__Set problem__
Tally the lines that include "this". Output the number only.

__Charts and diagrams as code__

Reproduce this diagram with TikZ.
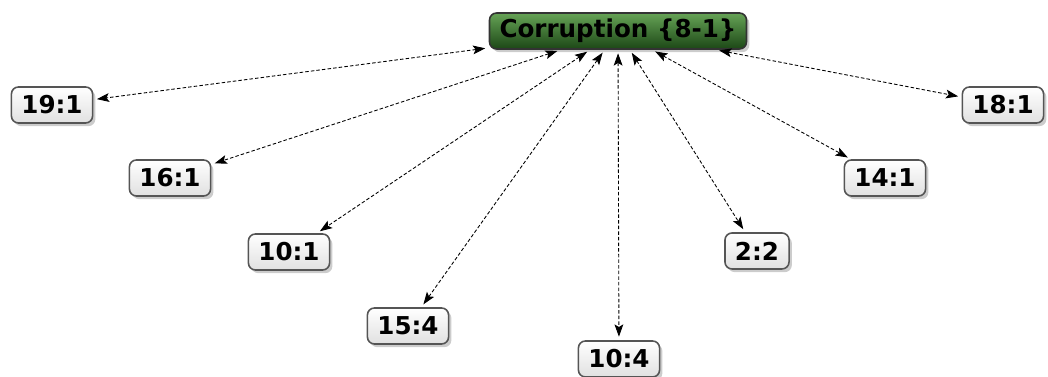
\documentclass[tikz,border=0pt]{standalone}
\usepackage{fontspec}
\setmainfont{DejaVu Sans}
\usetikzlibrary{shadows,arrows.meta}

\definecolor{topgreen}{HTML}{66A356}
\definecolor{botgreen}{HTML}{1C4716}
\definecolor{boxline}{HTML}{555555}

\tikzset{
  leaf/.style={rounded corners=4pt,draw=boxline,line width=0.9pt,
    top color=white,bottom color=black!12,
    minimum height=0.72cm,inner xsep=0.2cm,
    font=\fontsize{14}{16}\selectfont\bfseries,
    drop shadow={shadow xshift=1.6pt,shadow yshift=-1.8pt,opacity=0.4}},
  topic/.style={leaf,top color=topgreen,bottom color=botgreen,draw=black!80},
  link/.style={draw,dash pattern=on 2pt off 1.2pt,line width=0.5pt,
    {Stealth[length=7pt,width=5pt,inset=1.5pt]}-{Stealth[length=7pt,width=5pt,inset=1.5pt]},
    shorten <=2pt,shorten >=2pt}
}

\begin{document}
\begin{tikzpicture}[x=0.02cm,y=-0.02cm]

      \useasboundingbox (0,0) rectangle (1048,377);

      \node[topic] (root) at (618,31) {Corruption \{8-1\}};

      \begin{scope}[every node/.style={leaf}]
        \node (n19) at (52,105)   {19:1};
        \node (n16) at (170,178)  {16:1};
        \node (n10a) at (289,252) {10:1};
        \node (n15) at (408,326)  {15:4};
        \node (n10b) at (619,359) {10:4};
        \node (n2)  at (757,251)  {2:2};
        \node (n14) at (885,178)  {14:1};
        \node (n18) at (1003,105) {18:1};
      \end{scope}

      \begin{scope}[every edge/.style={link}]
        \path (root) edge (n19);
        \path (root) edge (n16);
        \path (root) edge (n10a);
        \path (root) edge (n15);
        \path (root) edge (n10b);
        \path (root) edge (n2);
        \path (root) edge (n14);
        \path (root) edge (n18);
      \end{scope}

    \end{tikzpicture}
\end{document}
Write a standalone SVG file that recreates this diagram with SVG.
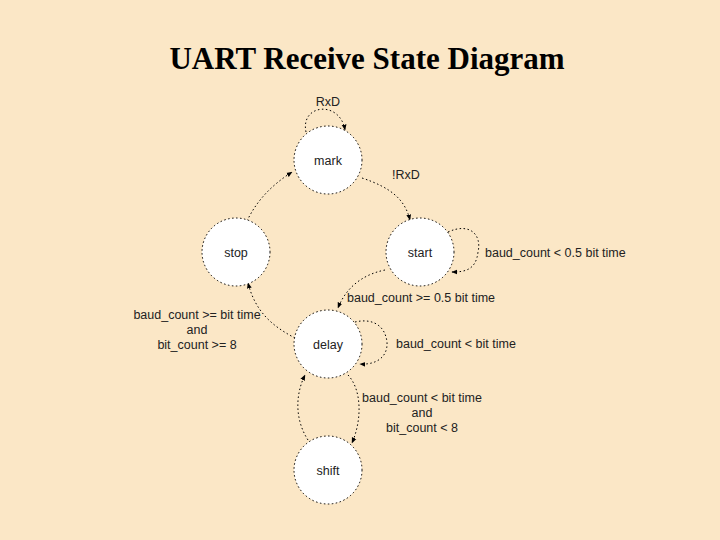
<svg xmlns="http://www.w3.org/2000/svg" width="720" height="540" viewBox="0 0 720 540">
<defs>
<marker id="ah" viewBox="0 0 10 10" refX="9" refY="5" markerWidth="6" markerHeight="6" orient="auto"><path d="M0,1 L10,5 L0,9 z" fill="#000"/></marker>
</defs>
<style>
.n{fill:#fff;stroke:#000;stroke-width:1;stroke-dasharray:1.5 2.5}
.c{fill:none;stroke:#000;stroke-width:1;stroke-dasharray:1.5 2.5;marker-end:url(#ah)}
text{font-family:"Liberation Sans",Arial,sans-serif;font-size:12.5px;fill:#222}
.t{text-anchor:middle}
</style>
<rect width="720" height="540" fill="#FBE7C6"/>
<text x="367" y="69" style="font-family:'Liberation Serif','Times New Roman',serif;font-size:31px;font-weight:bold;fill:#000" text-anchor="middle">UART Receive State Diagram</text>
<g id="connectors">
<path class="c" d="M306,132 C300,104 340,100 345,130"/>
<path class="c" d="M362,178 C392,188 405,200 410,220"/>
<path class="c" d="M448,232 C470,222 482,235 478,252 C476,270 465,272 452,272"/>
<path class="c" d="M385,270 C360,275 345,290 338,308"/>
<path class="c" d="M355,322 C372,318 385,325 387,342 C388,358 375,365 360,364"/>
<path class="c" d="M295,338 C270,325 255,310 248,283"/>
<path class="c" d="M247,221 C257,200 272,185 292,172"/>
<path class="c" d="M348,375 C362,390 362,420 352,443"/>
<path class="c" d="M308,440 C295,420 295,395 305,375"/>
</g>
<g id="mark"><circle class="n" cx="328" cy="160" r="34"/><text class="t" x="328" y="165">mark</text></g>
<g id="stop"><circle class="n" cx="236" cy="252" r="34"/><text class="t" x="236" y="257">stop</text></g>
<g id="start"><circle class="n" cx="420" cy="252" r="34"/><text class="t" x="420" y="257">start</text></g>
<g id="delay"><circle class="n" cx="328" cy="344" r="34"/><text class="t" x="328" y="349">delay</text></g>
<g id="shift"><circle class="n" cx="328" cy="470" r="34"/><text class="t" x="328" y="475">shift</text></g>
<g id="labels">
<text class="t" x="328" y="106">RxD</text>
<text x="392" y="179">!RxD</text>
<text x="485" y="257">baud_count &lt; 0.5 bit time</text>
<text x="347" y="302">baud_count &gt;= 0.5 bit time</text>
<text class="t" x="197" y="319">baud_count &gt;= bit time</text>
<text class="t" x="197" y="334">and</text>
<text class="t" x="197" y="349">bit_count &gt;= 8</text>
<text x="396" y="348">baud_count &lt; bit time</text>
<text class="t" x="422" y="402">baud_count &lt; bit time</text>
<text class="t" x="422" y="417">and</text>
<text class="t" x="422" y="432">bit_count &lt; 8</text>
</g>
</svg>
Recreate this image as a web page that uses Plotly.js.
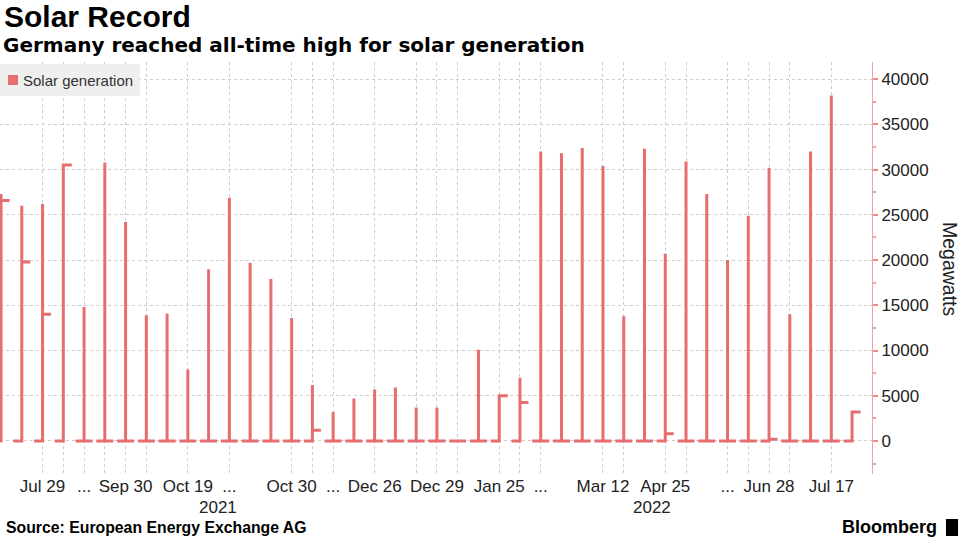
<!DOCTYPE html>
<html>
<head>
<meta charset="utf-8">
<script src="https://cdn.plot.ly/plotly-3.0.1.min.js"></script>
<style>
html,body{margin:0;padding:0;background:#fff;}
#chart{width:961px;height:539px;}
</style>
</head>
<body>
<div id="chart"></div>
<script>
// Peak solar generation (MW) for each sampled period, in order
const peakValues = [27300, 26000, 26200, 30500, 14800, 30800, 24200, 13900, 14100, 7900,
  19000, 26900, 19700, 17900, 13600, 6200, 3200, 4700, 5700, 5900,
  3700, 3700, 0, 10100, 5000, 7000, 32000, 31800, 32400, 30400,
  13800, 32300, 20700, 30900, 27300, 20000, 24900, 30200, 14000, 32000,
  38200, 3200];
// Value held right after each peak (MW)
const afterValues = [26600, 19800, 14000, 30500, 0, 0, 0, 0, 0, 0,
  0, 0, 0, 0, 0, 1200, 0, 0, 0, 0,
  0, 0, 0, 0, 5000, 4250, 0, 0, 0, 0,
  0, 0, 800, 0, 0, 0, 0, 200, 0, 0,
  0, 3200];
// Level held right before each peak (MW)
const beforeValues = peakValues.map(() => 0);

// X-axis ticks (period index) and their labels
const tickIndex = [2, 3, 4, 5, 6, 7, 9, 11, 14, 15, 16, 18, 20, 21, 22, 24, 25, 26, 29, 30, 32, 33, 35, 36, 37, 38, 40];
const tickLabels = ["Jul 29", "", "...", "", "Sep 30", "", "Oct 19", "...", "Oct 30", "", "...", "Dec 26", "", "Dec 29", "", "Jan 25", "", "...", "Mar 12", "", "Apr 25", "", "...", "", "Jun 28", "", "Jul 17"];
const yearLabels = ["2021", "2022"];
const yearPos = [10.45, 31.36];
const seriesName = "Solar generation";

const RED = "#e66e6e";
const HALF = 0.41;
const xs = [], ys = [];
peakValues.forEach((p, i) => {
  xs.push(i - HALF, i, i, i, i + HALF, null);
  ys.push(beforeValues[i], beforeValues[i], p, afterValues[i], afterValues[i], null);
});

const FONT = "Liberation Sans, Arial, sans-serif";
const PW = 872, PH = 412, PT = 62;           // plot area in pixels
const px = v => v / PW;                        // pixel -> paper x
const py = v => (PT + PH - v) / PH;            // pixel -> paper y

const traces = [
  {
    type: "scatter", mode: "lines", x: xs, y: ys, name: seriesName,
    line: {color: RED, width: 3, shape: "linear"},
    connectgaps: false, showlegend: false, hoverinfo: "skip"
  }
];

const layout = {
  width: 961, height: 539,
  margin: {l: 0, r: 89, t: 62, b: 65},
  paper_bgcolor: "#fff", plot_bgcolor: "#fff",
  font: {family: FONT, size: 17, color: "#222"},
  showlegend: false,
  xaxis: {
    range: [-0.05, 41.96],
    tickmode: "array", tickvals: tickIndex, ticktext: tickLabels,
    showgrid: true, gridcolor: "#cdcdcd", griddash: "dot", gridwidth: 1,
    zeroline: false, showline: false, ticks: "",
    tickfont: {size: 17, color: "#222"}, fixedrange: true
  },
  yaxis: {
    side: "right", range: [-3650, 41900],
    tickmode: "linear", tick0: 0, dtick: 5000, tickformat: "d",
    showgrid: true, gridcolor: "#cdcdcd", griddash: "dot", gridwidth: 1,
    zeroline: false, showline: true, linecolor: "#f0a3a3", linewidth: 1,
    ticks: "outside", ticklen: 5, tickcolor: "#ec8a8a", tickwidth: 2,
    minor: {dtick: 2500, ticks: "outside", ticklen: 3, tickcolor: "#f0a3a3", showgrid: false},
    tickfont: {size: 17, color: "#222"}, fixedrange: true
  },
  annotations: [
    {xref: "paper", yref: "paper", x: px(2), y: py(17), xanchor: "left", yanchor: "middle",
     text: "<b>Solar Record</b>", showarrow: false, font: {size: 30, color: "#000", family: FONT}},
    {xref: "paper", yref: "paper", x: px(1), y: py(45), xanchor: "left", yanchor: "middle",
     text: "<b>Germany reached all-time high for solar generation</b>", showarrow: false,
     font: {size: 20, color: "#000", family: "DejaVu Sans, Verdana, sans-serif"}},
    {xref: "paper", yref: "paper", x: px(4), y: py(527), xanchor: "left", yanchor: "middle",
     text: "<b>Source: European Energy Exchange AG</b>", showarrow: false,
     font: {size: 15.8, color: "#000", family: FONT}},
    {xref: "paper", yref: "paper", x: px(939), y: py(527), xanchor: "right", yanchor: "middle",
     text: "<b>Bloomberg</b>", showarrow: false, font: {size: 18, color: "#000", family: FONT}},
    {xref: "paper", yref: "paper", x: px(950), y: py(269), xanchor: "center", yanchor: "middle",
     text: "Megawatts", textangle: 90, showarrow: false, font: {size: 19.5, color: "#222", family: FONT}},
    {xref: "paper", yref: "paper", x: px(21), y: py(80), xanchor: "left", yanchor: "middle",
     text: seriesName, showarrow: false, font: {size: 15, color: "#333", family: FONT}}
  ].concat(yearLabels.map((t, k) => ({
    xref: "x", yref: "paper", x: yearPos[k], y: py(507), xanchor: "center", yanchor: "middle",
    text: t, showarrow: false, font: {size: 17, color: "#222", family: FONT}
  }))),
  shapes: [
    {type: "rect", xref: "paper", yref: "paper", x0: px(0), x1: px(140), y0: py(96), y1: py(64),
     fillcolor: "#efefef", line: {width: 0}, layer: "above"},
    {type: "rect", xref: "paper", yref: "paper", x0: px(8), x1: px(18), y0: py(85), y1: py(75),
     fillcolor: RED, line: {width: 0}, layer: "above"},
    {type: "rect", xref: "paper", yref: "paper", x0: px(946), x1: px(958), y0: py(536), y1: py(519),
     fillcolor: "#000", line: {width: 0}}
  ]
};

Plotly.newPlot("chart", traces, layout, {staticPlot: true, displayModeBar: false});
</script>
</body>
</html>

__Result of the exercise__
3